For Tarrant County College, in-county residents pay $50 per credit hour, in-state/non-county residents pay $63, and non-state residents pay as much as $150.

This rate is an increase of $4 per credit hour over the past three years, in $2 increments, Richard Inman, director of business services, said.

“ The good news is there is currently no plan to increase the rate for fall 2007,” Inman said.

Inman said TCC’s tuition does not increase to remain competitive.
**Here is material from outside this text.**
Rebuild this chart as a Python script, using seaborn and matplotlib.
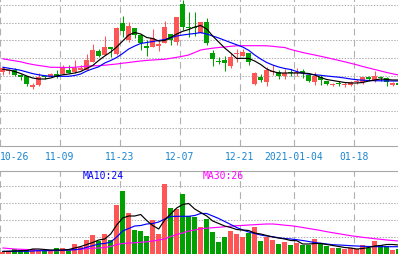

One reason for TCC’s increases is, in part, associated with reduced funding from legislative sources.

“ But there has been a concerted effort to make sure that the burden is not overtly extended to the individual student,” he said. “The systematic $2 increase each year has prevented dramatic adjustments of a sporadic nature.”

Cathie Jackson, director of admissions and records, said that in spite of tuition increases, TCC still offers the most reasonable buy in education in the state—if not the country.

“ Several years ago, we eliminated all fees—lab, student activities fee, records, etc,” she said. “This is a tremendous savings for most students, particularly compared to many other colleges/universities, which often charge as much in fees as tuition.”

According to an excerpt from an article in Student Life Newspaper in California, “While slightly fewer than half of the students at the colleges pay the actual sticker price in tuition, the report released by the College Board highlights a frightening trend in American higher education.”

Gaston Caperton, College Board president, said, “Neither student aid funds nor family incomes are keeping pace with college prices. This is a serious problem that must be addressed.”

Ian David Campbell Newfound, president of North Carolina Wesleyan College, said in the Times article, “People don’t want cheap” when it comes to tuition.